Reisebuch:Freilichttheater

Jetzt, da viele Maschinen am Boden bleiben und nicht gebraucht werden, präsentieren zwei Bildbände Flughäfen aus der Vogelperspektive.

Von Stefan Fischer

Und wenn es das jetzt war? Mit dem Fliegen? Der Autor Alain de Botton, lebenspraktisch philosophischen Fragestellungen stets zugeneigt, entwirft eine solche Utopie im Vorwort zu Tom Hegens Fotoband "Aerial Observations on Airports". Wir sollten dem Coronavirus dankbar sein, schreibt er, dass es uns ermögliche, uns eine fluglose Zukunft auszumalen. Jetzt, da wir davon eine erste Anschauung haben.

Er selbst imaginiert sich ein Museum dorthin, wo sich heute noch New Yorks John-F.-Kennedy-Flughafen befindet. Nicht als ein reines Technikmuseum, sondern als einen Erlebnispark, wie es heutzutage schon zum Beispiel Bauernhof-Freilichtmuseen gibt, die Einblicke geben in die Lebenswirklichkeit vergangener, vorindustrieller Epochen. In diesem Fall in unsere dann längst überwundene aeronautische Gegenwart.

Der Fotograf Tom Hegen wiederum denkt sich in seinem Buch Flughäfen lieber als Kunstmuseen. An einem halben Dutzend deutscher Flughäfen hat er aus Helikoptern heraus senkrecht nach unten fotografiert, aus einer Höhe von rund 500 Metern. Die Gangways und Gepäckkarren ohnehin, aber selbst die großen Flugzeuge schrumpfen auf seinen Bildern zu Miniaturen ihrer selbst. Als wären es Spielzeugmodelle, die eine Kinderhand manövrieren könnte. Was Hegen inszeniert, ist nicht der Stillstand in einer Zeit drastisch reduzierten Flugaufkommens. Flugzeuge rollen aus Hangars, werden in Parkpositionen rangiert, Tank- und andere Servicefahrzeuge stehen bereit.
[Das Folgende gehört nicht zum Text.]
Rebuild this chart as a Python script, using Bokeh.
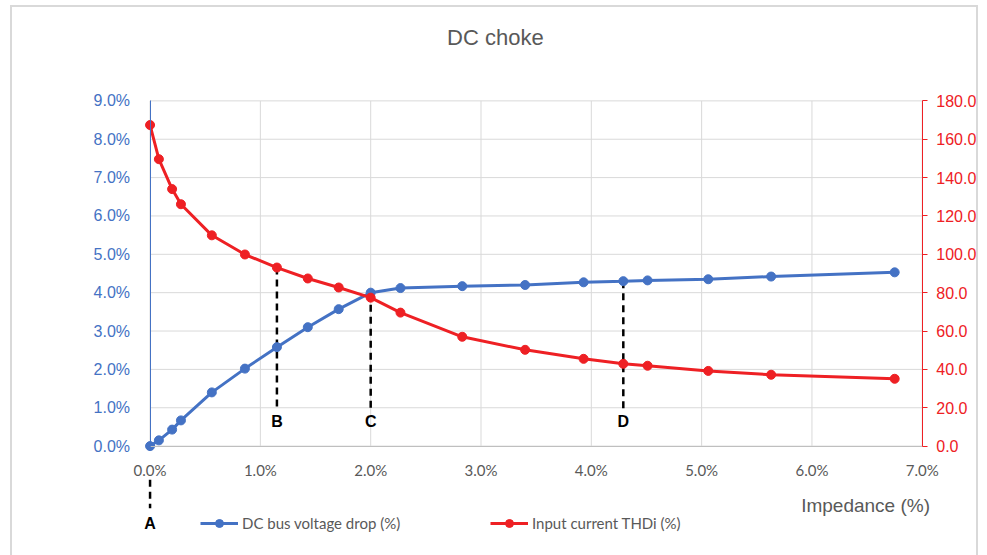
from bokeh.plotting import figure
from bokeh.models import (Range1d, LinearAxis, PrintfTickFormatter, FixedTicker,
                          Label, Legend, LegendItem)
from bokeh.embed import file_html
from bokeh.resources import INLINE

# ---------------- data ----------------
impedance = [0.0, 0.08, 0.20, 0.28, 0.56, 0.86, 1.15, 1.43, 1.71, 2.00,
             2.27, 2.83, 3.40, 3.93, 4.29, 4.51, 5.06, 5.63, 6.75]
voltage_drop = [0.0, 0.15, 0.43, 0.67, 1.40, 2.02, 2.58, 3.10, 3.57, 4.00,
                4.12, 4.17, 4.20, 4.27, 4.30, 4.32, 4.35, 4.42, 4.53]
thdi = [167.4, 149.6, 134.0, 126.1, 109.9, 99.9, 93.1, 87.4, 82.7, 77.4,
        69.6, 57.0, 50.2, 45.5, 42.9, 41.9, 39.2, 37.2, 35.1]

x_ticks = [0, 1, 2, 3, 4, 5, 6, 7]
y_ticks = [0, 1, 2, 3, 4, 5, 6, 7, 8, 9]
thd_ticks = [0, 20, 40, 60, 80, 100, 120, 140, 160, 180]

marker_names = ["B", "C", "D"]
marker_index = [6, 9, 14]
marker_series = ["thdi", "drop", "drop"]

BLUE = "#4472C4"
RED = "#EE2024"
GRAY = "#595959"
GRID = "#d9d9d9"

# visible ranges extended around the axes so that every text (tick labels,
# title, A, axis title, legend) can be drawn inside the frame
X_MIN, X_MAX = -1.247, 7.528
Y_MIN, Y_MAX = -2.904, 11.434
RATIO = thd_ticks[-1] / y_ticks[-1]

p = figure(width=968, height=550, output_backend="svg", toolbar_location=None,
           x_range=Range1d(X_MIN, X_MAX), y_range=Range1d(Y_MIN, Y_MAX),
           min_border_left=0, min_border_right=0, min_border_top=0,
           min_border_bottom=0, outline_line_color=None,
           styles={"margin-left": "10px", "margin-top": "5px",
                   "border": "2px solid #d9d9d9", "border-bottom": "none",
                   "box-sizing": "border-box"})
p.extra_y_ranges = {"thd": Range1d(Y_MIN * RATIO, Y_MAX * RATIO)}

# grid (limited to the data area)
p.xgrid.visible = False
p.ygrid.visible = False
p.segment(x0=x_ticks, y0=[y_ticks[0]] * len(x_ticks), x1=x_ticks,
          y1=[y_ticks[-1]] * len(x_ticks), line_color=GRID, line_width=1)
p.segment(x0=[x_ticks[0]] * len(y_ticks), y0=y_ticks,
          x1=[x_ticks[-1]] * len(y_ticks), y1=y_ticks, line_color=GRID,
          line_width=1)

# bottom axis (drawn at y = 0)
xa = p.xaxis[0]
xa.fixed_location = 0
xa.bounds = (x_ticks[0], x_ticks[-1])
xa.ticker = FixedTicker(ticks=x_ticks)
xa.formatter = PrintfTickFormatter(format="%.1f%%")
xa.axis_line_color = "#bfbfbf"
xa.major_tick_line_color = None
xa.minor_tick_line_color = None
xa.major_label_text_color = GRAY
xa.major_label_text_font = "Lato"
xa.major_label_text_font_size = "15px"
xa.major_label_standoff = 9

# left axis (drawn at x = 0)
ya = p.yaxis[0]
ya.fixed_location = 0
ya.bounds = (y_ticks[0], y_ticks[-1])
ya.ticker = FixedTicker(ticks=y_ticks)
ya.formatter = PrintfTickFormatter(format="%.1f%%")
ya.axis_line_color = BLUE
ya.major_tick_line_color = None
ya.minor_tick_line_color = None
ya.major_label_text_color = BLUE
ya.major_label_text_font = "Liberation Sans"
ya.major_label_text_font_size = "16px"
ya.major_label_standoff = 14

# right axis (drawn at x = 7 %)
ra = LinearAxis(y_range_name="thd", ticker=FixedTicker(ticks=thd_ticks),
                formatter=PrintfTickFormatter(format="%.1f"),
                bounds=(thd_ticks[0], thd_ticks[-1]), fixed_location=x_ticks[-1])
ra.axis_line_color = RED
ra.major_tick_line_color = RED
ra.major_tick_in = 0
ra.major_tick_out = 5
ra.minor_tick_line_color = None
ra.major_label_text_color = RED
ra.major_label_text_font = "Liberation Sans"
ra.major_label_text_font_size = "16px"
ra.major_label_standoff = 9
p.add_layout(ra, "right")

# marker dashed lines (B, C, D)
for name, idx, ser in zip(marker_names, marker_index, marker_series):
    xv = impedance[idx]
    top = thdi[idx] / RATIO if ser == "thdi" else voltage_drop[idx]
    p.segment(x0=[xv], y0=[top], x1=[xv], y1=[0.95], line_color="black",
              line_width=2.5, line_dash="7 5")
    p.add_layout(Label(x=xv, y=0.63, text=name, text_align="center",
                       text_baseline="middle", text_font="Liberation Sans",
                       text_font_style="bold", text_font_size="16px",
                       text_color="black"))

# marker A below the axis
xa0 = impedance[0]
p.segment(x0=[xa0], y0=[-0.88], x1=[xa0], y1=[-1.62], line_color="black",
          line_width=2.5, line_dash="7 5")
p.add_layout(Label(x=xa0, y=-2.02, text="A", text_align="center",
                   text_baseline="middle", text_font="Liberation Sans",
                   text_font_style="bold", text_font_size="16px",
                   text_color="black"))

# series
bl = p.line(impedance, voltage_drop, line_color=BLUE, line_width=3)
bs = p.scatter(impedance, voltage_drop, size=9, fill_color=BLUE, line_color=BLUE)
rl = p.line(impedance, thdi, y_range_name="thd", line_color=RED, line_width=3)
rs = p.scatter(impedance, thdi, y_range_name="thd", size=9, fill_color=RED,
               line_color=RED)

legend = Legend(items=[LegendItem(label="DC bus voltage drop (%)", renderers=[bl, bs]),
                       LegendItem(label="Input current THDi (%)", renderers=[rl, rs])],
                location=(51 + 137, 24), orientation="horizontal",
                padding=0, margin=0, spacing=0, glyph_width=38, glyph_height=20,
                label_width=248, label_standoff=4, label_height=20,
                label_text_font="Lato", label_text_font_size="15px",
                label_text_color=GRAY, border_line_color=None,
                background_fill_alpha=0)
p.add_layout(legend, "center")

# title and axis title
p.add_layout(Label(x=3.13, y=10.65, text="DC choke", text_align="center",
                   text_baseline="middle", text_font="Liberation Sans",
                   text_font_size="22px", text_color=GRAY))
p.add_layout(Label(x=7.07, y=-1.54, text="Impedance (%)", text_align="right",
                   text_baseline="middle", text_font="Liberation Sans",
                   text_font_size="19px", text_color=GRAY))

open("out.html", "w").write(file_html(p, INLINE))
Doch die Flugzeuge sind allesamt am Boden. Von Personal und Fluggästen keine Spur. Da sie in der Luft offenkundig gerade nicht gebraucht zu werden scheinen, geben sie sich scheinbar dem Müßiggang hin. So jedenfalls inszeniert Tom Hegen die Maschinen mitsamt der sichtbaren Infrastruktur der Flughäfen. Als wären die Vorfelder Bühnen, auf denen große und kleine Choreografien aufgeführt werden, ein Technikballett. L'art pour l'art, Arrangements um der Schönheit ihrer selbst willen. Ums Reisen, ums Fort- und Ankommen geht es indessen definitiv nicht in diesen Fotografien. Es geht um geometrische Ordnung, um grafische Entwürfe, manchmal auch wieder um Ausbrüche aus solchen Mustern. Spannend an den Aufnahmen ist, dass der dargestellten Ruhe dennoch ein Rest an Dynamik innewohnt.
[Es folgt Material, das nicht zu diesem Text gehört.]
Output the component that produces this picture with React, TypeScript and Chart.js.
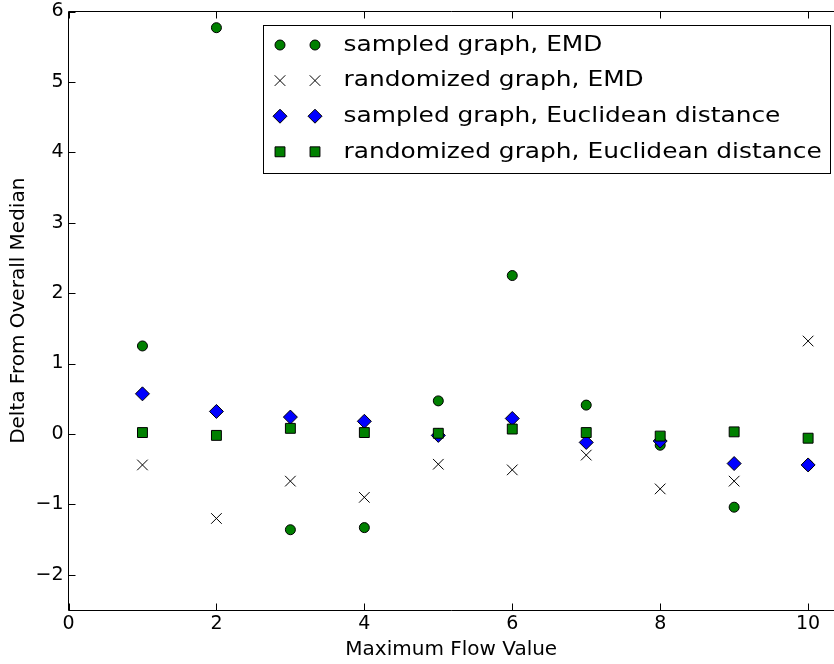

Anders als bei Tom Hegen sind die Flughäfen, die der Autor und pensionierte Fluglotse Andreas Fecker in Luftaufnahmen zeigt, stets identifizierbar. Darum geht es ihm: Dass man einerseits die zum Teil ambitionierte Architektur dieser "Städte ohne Einwohner", wie er sie nennt, würdigt und sich andererseits ein Bild davon macht, wie organisch - oder eben nicht - sie sich in die (Stadt-)Landschaften integrieren. Die Behauptung im Untertitel des Bandes "Flughäfen von oben" ist jedoch zu hoch gestapelt: Denn aufregend sind die Perspektiven selten, aus denen die von Agenturen zusammengesammelten Bilder die Flughäfen zeigen. Die wenigsten von ihnen sind außergewöhnlich komponiert, teilweise sind nur merkwürdige Ausschnitte der Anlagen zu sehen. Fernweh weckt das Buch kaum, dazu verströmt es zu sehr den spröden Charme einer lexikalischen Fleißarbeit.

Andreas Fecker: Flughäfen von oben. Airports der Welt aus aufregender Perspektive. GeraMond Verlag, München 2020. 192 Seiten, 45 Euro. Tom Hegen: Aerial Observations on Airports. Hatje Cantz Verlag, Berlin 2020. 176 Seiten, 54 Euro.